By L&T Columnist Gary Damron
The book of Second Timothy was written from prison during dark times for Christians and was the last known letter of the apostle Paul. He offered concrete suggestions for believers to regain the wonder they’d had in the early days of their salvation.
Before getting to his three recommendations, I want to first mention a portion of the scripture, 2 Timothy 2:10-13 that dealt with the mistaken notion that only some people were “elected” to receive salvation. Christ chose to save all, and is “not willing that any should perish” (2 Peter 3:9), but not all the elect respond. So, Paul endured everything for their sake, “that they might obtain salvation.” There is judgment for all, but Paul tells them there’s no lack of faithfulness on God’s part.
The only way to lose the security of His love is to remove ourselves by denying our faith and our dependency on him.

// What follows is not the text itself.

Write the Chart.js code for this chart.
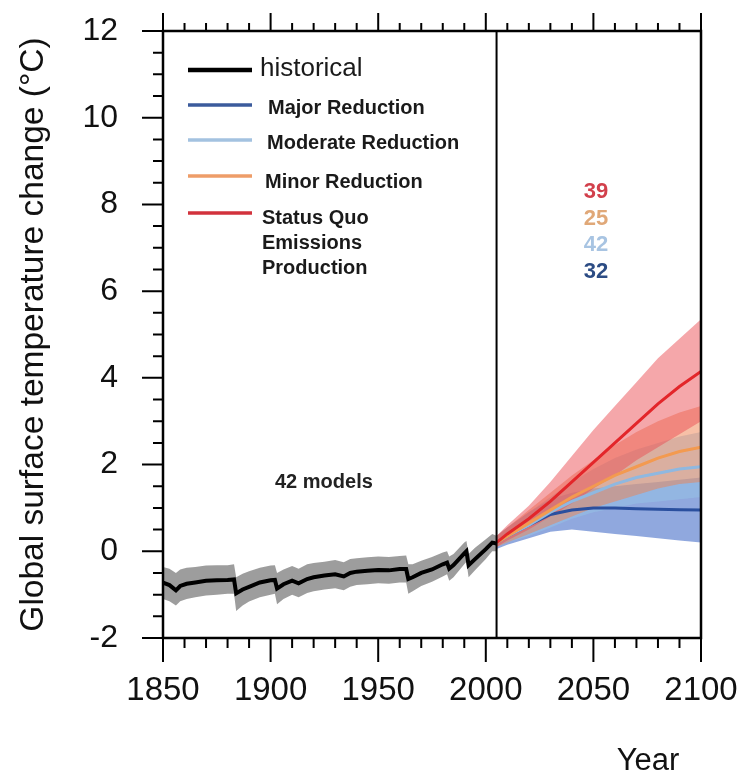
<!DOCTYPE html>
<html>
<head>
<meta charset="utf-8">
<script src="https://cdn.jsdelivr.net/npm/chart.js@4.4.1/dist/chart.umd.min.js"></script>
<style>
  html, body { margin: 0; padding: 0; background: #fff; }
  #wrap { width: 743px; height: 778px; }
</style>
</head>
<body>
<div id="wrap"><canvas id="tempChart" width="743" height="778"></canvas></div>
<script>
// historical run (1850-2005): ensemble mean and spread
const histYears = [1850, 1853, 1856, 1858, 1861, 1865, 1870, 1875, 1880, 1883, 1884, 1887, 1890, 1895,
    1900, 1902, 1903, 1906, 1910, 1913, 1917, 1920, 1925, 1930, 1934, 1937, 1940, 1945, 1950, 1955,
    1960, 1963, 1964, 1966, 1970, 1975, 1980, 1982, 1983, 1985, 1990, 1991, 1992, 1995, 2000, 2003, 2005];
const histMean = [-0.72, -0.78, -0.9, -0.8, -0.75, -0.72, -0.68, -0.67, -0.66, -0.65, -0.97, -0.88, -0.82, -0.72,
    -0.67, -0.66, -0.86, -0.76, -0.68, -0.74, -0.64, -0.6, -0.56, -0.53, -0.58, -0.5, -0.47, -0.45, -0.43, -0.44,
    -0.41, -0.41, -0.64, -0.6, -0.5, -0.42, -0.3, -0.26, -0.4, -0.32, -0.05, 0.0, -0.32, -0.18, 0.05, 0.2, 0.18];
const histHigh = [-0.36, -0.4, -0.5, -0.42, -0.38, -0.36, -0.33, -0.32, -0.32, -0.3, -0.6, -0.52, -0.46, -0.38,
    -0.33, -0.32, -0.5, -0.42, -0.34, -0.4, -0.3, -0.27, -0.24, -0.2, -0.25, -0.18, -0.16, -0.14, -0.12, -0.13,
    -0.11, -0.1, -0.3, -0.3, -0.22, -0.13, -0.03, 0.0, -0.12, -0.06, 0.2, 0.24, -0.06, 0.08, 0.28, 0.4, 0.36];
const histLow = [-1.1, -1.15, -1.25, -1.15, -1.1, -1.06, -1.02, -1.0, -0.98, -0.98, -1.38, -1.25, -1.16, -1.06,
    -1.0, -0.98, -1.22, -1.1, -1.0, -1.06, -0.96, -0.92, -0.88, -0.85, -0.9, -0.82, -0.78, -0.76, -0.74, -0.75,
    -0.72, -0.72, -0.98, -0.92, -0.8, -0.7, -0.58, -0.53, -0.68, -0.6, -0.3, -0.24, -0.6, -0.44, -0.18, 0.0, 0.0];

// scenario projections (2005-2100)
const projYears = [2005, 2010, 2020, 2030, 2040, 2050, 2060, 2070, 2080, 2090, 2100];
const majorMean = [0.2, 0.35, 0.6, 0.85, 0.95, 1.0, 1.0, 0.98, 0.97, 0.96, 0.95];
const majorHigh = [0.35, 0.55, 0.9, 1.2, 1.35, 1.45, 1.5, 1.55, 1.6, 1.65, 1.7];
const majorLow = [0.05, 0.15, 0.3, 0.45, 0.5, 0.45, 0.4, 0.35, 0.3, 0.25, 0.2];
const moderateMean = [0.2, 0.35, 0.6, 0.9, 1.15, 1.35, 1.55, 1.7, 1.8, 1.9, 1.95];
const moderateHigh = [0.35, 0.55, 0.9, 1.25, 1.6, 1.9, 2.15, 2.35, 2.5, 2.65, 2.75];
const moderateLow = [0.1, 0.2, 0.35, 0.55, 0.75, 0.9, 1.0, 1.1, 1.15, 1.2, 1.25];
const minorMean = [0.2, 0.35, 0.65, 0.95, 1.25, 1.5, 1.75, 1.95, 2.15, 2.3, 2.4];
const minorHigh = [0.35, 0.55, 0.95, 1.35, 1.75, 2.1, 2.45, 2.75, 3.0, 3.2, 3.35];
const minorLow = [0.1, 0.2, 0.4, 0.6, 0.8, 1.0, 1.15, 1.3, 1.45, 1.55, 1.6];
const statusMean = [0.2, 0.4, 0.75, 1.15, 1.6, 2.05, 2.5, 2.95, 3.4, 3.8, 4.15];
const statusHigh = [0.35, 0.6, 1.05, 1.6, 2.2, 2.8, 3.35, 3.9, 4.45, 4.9, 5.35];
const statusLow = [0.1, 0.25, 0.5, 0.8, 1.1, 1.45, 1.75, 2.1, 2.4, 2.7, 3.0];

const modelCounts = ['39', '25', '42', '32'];
const yTicks = [-2, 0, 2, 4, 6, 8, 10, 12];
const xTicks = [1850, 1900, 1950, 2000, 2050, 2100];
const splitYear = 2005;

const FONT = '"Liberation Sans", Arial, Helvetica, sans-serif';

const pts = (xs, ys) => xs.map((x, i) => ({ x: x, y: ys[i] }));

function band(xs, hi, lo, color, order) {
    return [
        { data: pts(xs, hi), borderWidth: 0, pointRadius: 0, backgroundColor: color, fill: '+1', order: order },
        { data: pts(xs, lo), borderWidth: 0, pointRadius: 0, fill: false, order: order }
    ];
}
function line(xs, ys, color, width, order) {
    return { data: pts(xs, ys), borderColor: color, borderWidth: width, pointRadius: 0, fill: false, order: order };
}

// frame, tick marks, divider line and text annotations
const decorations = {
    id: 'decorations',
    afterDatasetsDraw(chart) {
        const { ctx, chartArea: a, scales: { x, y } } = chart;
        ctx.save();
        ctx.strokeStyle = '#000';
        ctx.lineWidth = 2;
        const xs = x.getPixelForValue(splitYear);
        ctx.beginPath();
        ctx.moveTo(xs, a.top);
        ctx.lineTo(xs, a.bottom);
        ctx.stroke();

        ctx.lineWidth = 2.5;
        ctx.strokeRect(a.left, a.top, a.right - a.left, a.bottom - a.top);

        ctx.lineWidth = 2;
        ctx.beginPath();
        for (let v = -2; v <= 12; v += 0.5) {
            const p = y.getPixelForValue(v);
            const len = Number.isInteger(v / 2) ? 21 : 10;
            ctx.moveTo(a.left - len, p);
            ctx.lineTo(a.left, p);
        }
        for (let yr = 1850; yr <= 2100; yr += 10) {
            const p = x.getPixelForValue(yr);
            const major = yr % 50 === 0;
            ctx.moveTo(p, a.bottom);
            ctx.lineTo(p, a.bottom + (major ? 24 : 10));
            ctx.moveTo(p, a.top);
            ctx.lineTo(p, a.top - (major ? 18 : 8));
        }
        ctx.stroke();
        ctx.restore();
    },
    afterDraw(chart) {
        const { ctx } = chart;
        ctx.save();
        ctx.textBaseline = 'middle';
        ctx.textAlign = 'left';

        // legend
        const items = [
            { color: '#000000', y: 70, width: 4.5, text: ['historical'], tx: 260, ty: 69, font: '26px ' + FONT },
            { color: '#3b5b9c', y: 105, width: 3.5, text: ['Major Reduction'], tx: 268, ty: 108, font: 'bold 20px ' + FONT },
            { color: '#a3c2e0', y: 140, width: 3.5, text: ['Moderate Reduction'], tx: 267, ty: 143, font: 'bold 20px ' + FONT },
            { color: '#ee9d68', y: 176, width: 3.5, text: ['Minor Reduction'], tx: 265, ty: 182, font: 'bold 20px ' + FONT },
            { color: '#d2323c', y: 213, width: 3.5, text: ['Status Quo', 'Emissions', 'Production'], tx: 262, ty: 218, font: 'bold 20px ' + FONT }
        ];
        items.forEach(it => {
            ctx.strokeStyle = it.color;
            ctx.lineWidth = it.width;
            ctx.beginPath();
            ctx.moveTo(188, it.y);
            ctx.lineTo(252, it.y);
            ctx.stroke();
            ctx.fillStyle = '#1a1a1a';
            ctx.font = it.font;
            it.text.forEach((t, i) => ctx.fillText(t, it.tx, it.ty + i * 25));
        });

        ctx.font = 'bold 20px ' + FONT;
        ctx.fillStyle = '#222';
        ctx.fillText('42 models', 275, 482);

        // model counts per scenario
        const countColors = ['#d2404c', '#e0a878', '#a8c4e2', '#2c4c84'];
        ctx.textAlign = 'center';
        ctx.font = 'bold 22px ' + FONT;
        modelCounts.forEach((c, i) => {
            ctx.fillStyle = countColors[i];
            ctx.fillText(c, 596, 192 + i * 26.7);
        });

        ctx.fillStyle = '#111';
        ctx.font = '31px ' + FONT;
        ctx.fillText('Year', 648, 761);
        ctx.restore();
    }
};

const datasets = [
    ...band(histYears, histHigh, histLow, 'rgba(140,140,140,0.85)', 20),
    ...band(projYears, majorHigh, majorLow, 'rgba(70,110,200,0.6)', 19),
    ...band(projYears, moderateHigh, moderateLow, 'rgba(150,195,230,0.55)', 18),
    ...band(projYears, minorHigh, minorLow, 'rgba(240,130,80,0.5)', 17),
    ...band(projYears, statusHigh, statusLow, 'rgba(235,80,85,0.5)', 16),
    line(histYears, histMean, '#000000', 4, 4),
    line(projYears, majorMean, '#2a4f9e', 3, 3),
    line(projYears, moderateMean, '#8fb8e0', 3, 2),
    line(projYears, minorMean, '#f39a50', 3, 1),
    line(projYears, statusMean, '#e3262a', 3, 0)
];

new Chart(document.getElementById('tempChart'), {
    type: 'line',
    data: { datasets: datasets },
    plugins: [decorations],
    options: {
        responsive: false,
        devicePixelRatio: 1,
        animation: false,
        layout: { padding: { top: 31, right: 42, bottom: 0, left: 0 } },
        plugins: { legend: { display: false }, tooltip: { enabled: false } },
        elements: { line: { tension: 0 } },
        scales: {
            x: {
                type: 'linear',
                min: 1850,
                max: 2100,
                afterBuildTicks: s => { s.ticks = xTicks.map(v => ({ value: v })); },
                afterFit: s => { s.height = 140; s.paddingLeft = 0; s.paddingRight = 0; },
                grid: { display: false, drawTicks: false },
                border: { display: false },
                ticks: { color: '#111', padding: 33, maxRotation: 0, callback: v => String(v), font: { family: FONT, size: 33 } }
            },
            y: {
                min: -2,
                max: 12,
                afterBuildTicks: s => { s.ticks = yTicks.map(v => ({ value: v })); },
                afterFit: s => { s.width = 163; s.paddingTop = 0; s.paddingBottom = 0; },
                grid: { display: false, drawTicks: false },
                border: { display: false },
                ticks: { color: '#111', padding: 45, callback: v => String(v), font: { family: FONT, size: 32 } },
                title: {
                    display: true,
                    text: 'Global surface temperature change (\u00B0C)',
                    color: '#111',
                    padding: { top: 14, bottom: 0 },
                    font: { family: FONT, size: 33.5 }
                }
            }
        }
    }
});
</script>
</body>
</html>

The first rule to living spiritually is to recharge with the fact that God loves us and is faithful. The key verse in the passage sounds active, but is written in the Greek passive voice: “Be strong in the grace that is in Christ Jesus” (2 Timothy 2:1). Drowning people are easier to save when they stop flailing and fighting the rescuer. The best way to be strong spiritually is to rest in, abide in, and place our life in, the grace of God. In other words, do absolutely nothing. There’s no way we can earn grace, no magic number of good works we can “do” to earn heaven.
Another way to strengthen our life spiritually is to retell the story of how Jesus saved us. When I was a kid my dad pushed me toward shore to save me from drowning, and decades later it’s inspiring enough that I still mention that day. Billy Graham is 95 years old, but can recount those in a succession of individuals – starting in 1885 with the conversion of Dwight L. Moody – who were influential in his becoming a Christian.
Finally, resist distractions. One would think the greatest threat to living a spiritual life would be temptations, persecutions and trials. But I’d say the biggest hazard is diversion or preoccupation. This may begin as a subtle shift, but the result is our joy is drained away. Paul used a number of analogies – a soldier whose focus remains on his commander; a husbandman or farmer who’s faithful to tend his crops; an athlete whose eyes are fixed on the prize and plays by the rules.
The lavish grace poured out by God gives us hope to endure any difficulty. Paul was in chains, but still preached freedom. He knew he would die but was convinced God is not dead. He encouraged us to rise above circumstances, focus on Christ, and live intentionally for God.
If you want an inspirational example of someone who overcomes difficulties and distractions by trusting in God’s grace, look up Nick Vujicic on YouTube. Or Google “no arms no legs no worries”. Nick tells his audiences, “Be thankful, dream big, never give up.” Without arms or legs he has become God’s voice.